The Top Canadian Wind Energy Projects

Wind energy is important in our quest to reach net-zero carbon emissions. Ideally, we should install approximately 180 GW each year to retain global warming at 1.5 degrees Celsius. This information comes from the 2021 edition of the Global Wind Report.

Canada has proven to be a world leader in the production and use of renewable power thanks to its diverse geography. Among other things, the North American nation boasts energy sources like hydro, wind, solar, and biomass.

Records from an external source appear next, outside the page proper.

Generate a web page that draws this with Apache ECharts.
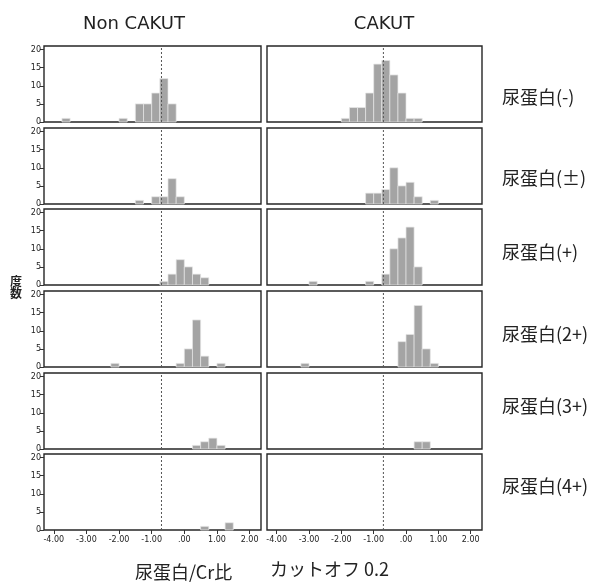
<!DOCTYPE html>
<html>
<head>
<meta charset="utf-8">
<script src="https://cdn.jsdelivr.net/npm/echarts@6/dist/echarts.min.js"></script>
<style>
  html, body { margin: 0; padding: 0; background: #fff; }
  #chart { width: 600px; height: 585px; }
</style>
</head>
<body>
<div id="chart"></div>
<script>
// ---- data ----
const colLabels = ['Non CAKUT', 'CAKUT'];
const rowLabels = ['尿蛋白(-)', '尿蛋白(±)', '尿蛋白(+)', '尿蛋白(2+)', '尿蛋白(3+)', '尿蛋白(4+)'];
const xTitle1 = '尿蛋白/Cr比';
const xTitle2 = 'カットオフ 0.2';
const yTitle = '度数';
const xTicks = [-4, -3, -2, -1, 0, 1, 2];
const yTicks = [0, 5, 10, 15, 20];
const cutoff = -0.7;     // log10(0.2)
const binWidth = 0.25;
// histogram bins: [bin start, count]
const nonCakutMinus = [[-3.75, 1], [-2, 1], [-1.5, 5], [-1.25, 5], [-1, 8], [-0.75, 12], [-0.5, 5]];
const nonCakutPm    = [[-1.5, 1], [-1, 2], [-0.75, 2], [-0.5, 7], [-0.25, 2]];
const nonCakutPlus  = [[-0.75, 1], [-0.5, 3], [-0.25, 7], [0, 5], [0.25, 3], [0.5, 2]];
const nonCakut2p    = [[-2.25, 1], [-0.25, 1], [0, 5], [0.25, 13], [0.5, 3], [1, 1]];
const nonCakut3p    = [[0.25, 1], [0.5, 2], [0.75, 3], [1, 1]];
const nonCakut4p    = [[0.5, 1], [1.25, 2]];
const cakutMinus    = [[-2, 1], [-1.75, 4], [-1.5, 4], [-1.25, 8], [-1, 16], [-0.75, 17], [-0.5, 13], [-0.25, 8], [0, 1], [0.25, 1]];
const cakutPm       = [[-1.25, 3], [-1, 3], [-0.75, 4], [-0.5, 10], [-0.25, 5], [0, 6], [0.25, 2], [0.75, 1]];
const cakutPlus     = [[-3, 1], [-1.25, 1], [-0.75, 3], [-0.5, 10], [-0.25, 13], [0, 16], [0.25, 5]];
const cakut2p       = [[-3.25, 1], [-0.25, 7], [0, 9], [0.25, 17], [0.5, 5], [0.75, 1]];
const cakut3p       = [[0.25, 2], [0.5, 2]];
const cakut4p       = [];

const panels = [
  [nonCakutMinus, cakutMinus],
  [nonCakutPm, cakutPm],
  [nonCakutPlus, cakutPlus],
  [nonCakut2p, cakut2p],
  [nonCakut3p, cakut3p],
  [nonCakut4p, cakut4p]
];

// ---- layout ----
const xMin = -4.3, xMax = 2.35, yMax = 21;
const colLeft = [44, 267];
const colWidth = [217, 215];
const rowTop = [46, 128, 209, 291, 373, 454];
const rowH = 76;
const rowLabelY = [97, 178, 252, 334, 406, 486];

const grids = [], xAxes = [], yAxes = [], series = [];
const fmtX = v => (v === 0 ? '.00' : v.toFixed(2));

for (let r = 0; r < 6; r++) {
  for (let c = 0; c < 2; c++) {
    const idx = grids.length;
    grids.push({
      left: colLeft[c], top: rowTop[r], width: colWidth[c], height: rowH,
      show: true, borderColor: '#262626', borderWidth: 1.4, backgroundColor: '#fff',
      containLabel: false
    });
    xAxes.push({
      type: 'value', gridIndex: idx, min: xMin, max: xMax, position: 'bottom',
      axisLine: { show: false, onZero: false },
      axisTick: { show: r === 5, customValues: xTicks, length: 4, lineStyle: { color: '#333', width: 1 } },
      axisLabel: { show: r === 5, customValues: xTicks, formatter: fmtX, fontSize: 8,
                   color: '#222', margin: 6, fontFamily: 'DejaVu Sans' },
      splitLine: { show: false }
    });
    yAxes.push({
      type: 'value', gridIndex: idx, min: 0, max: yMax, position: 'left',
      axisLine: { show: false, onZero: false },
      axisTick: { show: c === 0, customValues: yTicks, length: 4, lineStyle: { color: '#333', width: 1 } },
      axisLabel: { show: c === 0, customValues: yTicks, fontSize: 8, color: '#222',
                   margin: 3, fontFamily: 'DejaVu Sans' },
      splitLine: { show: false }
    });
    series.push({
      type: 'custom', xAxisIndex: idx, yAxisIndex: idx,
      encode: { x: 0, y: 1 },
      data: panels[r][c],
      renderItem: function (params, api) {
        const x0 = api.value(0), n = api.value(1);
        const p1 = api.coord([x0, n]);
        const p2 = api.coord([x0 + binWidth, 0]);
        return {
          type: 'rect',
          shape: { x: p1[0], y: p1[1], width: p2[0] - p1[0], height: p2[1] - p1[1] },
          style: { fill: '#a4a4a4', stroke: '#e6e6e6', lineWidth: 0.7 }
        };
      },
      silent: true, z: 2
    });
    series.push({
      type: 'line', xAxisIndex: idx, yAxisIndex: idx,
      data: [[cutoff, 0], [cutoff, yMax]],
      symbol: 'none', silent: true, z: 3,
      lineStyle: { color: '#555', width: 1, type: [2, 2] }
    });
  }
}

const graphics = [];
graphics.push({ type: 'text', x: 134, y: 24, style: { text: colLabels[0], font: '18px "DejaVu Sans"', fill: '#222', textAlign: 'center', textVerticalAlign: 'middle' } });
graphics.push({ type: 'text', x: 384, y: 24, style: { text: colLabels[1], font: '18px "DejaVu Sans"', fill: '#222', textAlign: 'center', textVerticalAlign: 'middle' } });
for (let r = 0; r < 6; r++) {
  graphics.push({ type: 'text', x: 502, y: rowLabelY[r], style: { text: rowLabels[r], font: '18px "Noto Sans CJK JP"', fill: '#222', textAlign: 'left', textVerticalAlign: 'middle' } });
}
graphics.push({ type: 'text', x: 16, y: 287, style: { text: yTitle.split('').join('\n'), font: 'bold 12px "Noto Sans CJK JP"', fill: '#222', textAlign: 'center', textVerticalAlign: 'middle', lineHeight: 12 } });
graphics.push({ type: 'text', x: 135, y: 572, style: { text: xTitle1, font: '18px "Noto Sans CJK JP"', fill: '#222', textAlign: 'left', textVerticalAlign: 'middle' } });
graphics.push({ type: 'text', x: 270, y: 569, style: { text: xTitle2, font: '18px "Noto Sans CJK JP"', fill: '#222', textAlign: 'left', textVerticalAlign: 'middle' } });

const chart = echarts.init(document.getElementById('chart'), null, { renderer: 'canvas' });
chart.setOption({
  animation: false,
  backgroundColor: '#fff',
  grid: grids, xAxis: xAxes, yAxis: yAxes, series: series,
  graphic: graphics
});
</script>
</body>
</html>
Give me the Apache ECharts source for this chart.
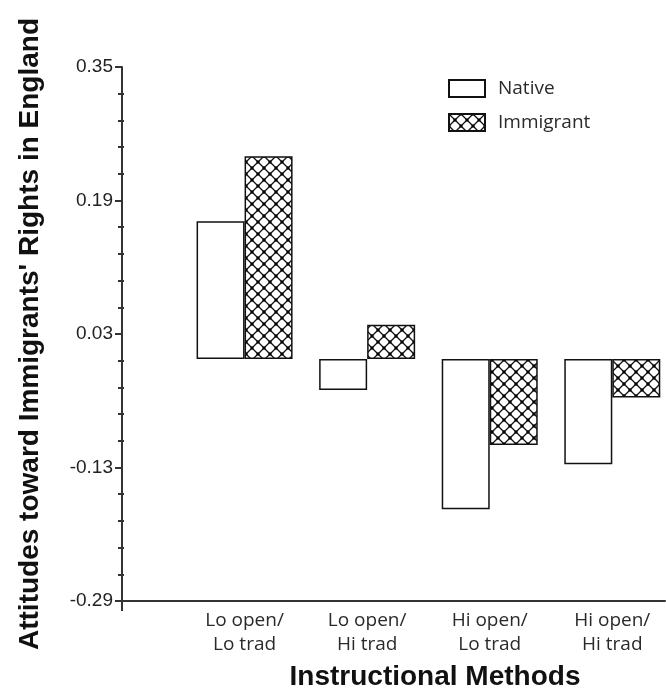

Canada has only recently explored wind energy, but the sector has grown fast. This source accounts for only 3.5 percent of generated electricity in the Great North. We are sure that this number will grow in the future. Below, you will find the top planned wind energy projects in the country.

Sharp Hills Onshore Wind Farm

Near the New Bridgen and Sedalia Hamlets in Alberta, Sharp Hills Onshore Wind Farm will generate enough wind to power approximately 160,000 homes in the province. This will result in 300 construction jobs and as many as twenty permanent local jobs during its duration. It will be operated by EDP Renewables and come equipped with 71 Enercon E138 4.2MW turbines.

Its generated power will then be transmitted to the ATCO transmission line with 240 kV. It will also have a new substation called Sedalia 363S. The scheduled completion date is 2023.

Yarmouth Offshore Wind Farm

This is a 1GW offshore wind farm located 20km off the Yarmouth coast in Nova Scotia. It will have a depth range of 44m to 60m and a wind resource of 10m/s. It is going to export electricity to New England through the Can-Am subsea cable link. This is funded by a $4 billion investment and will operate over 120 turbines. Its operation will reportedly start in 2025.

Wolfe Island Shoals Offshore Wind Farm

Found in Lake Ontario, this project is designed to be a 300MW wind farm. Its turbines will be constructed on gravity bed foundations suitable for offshore installations. It is presently on hold while waiting for the government to signal its continuation.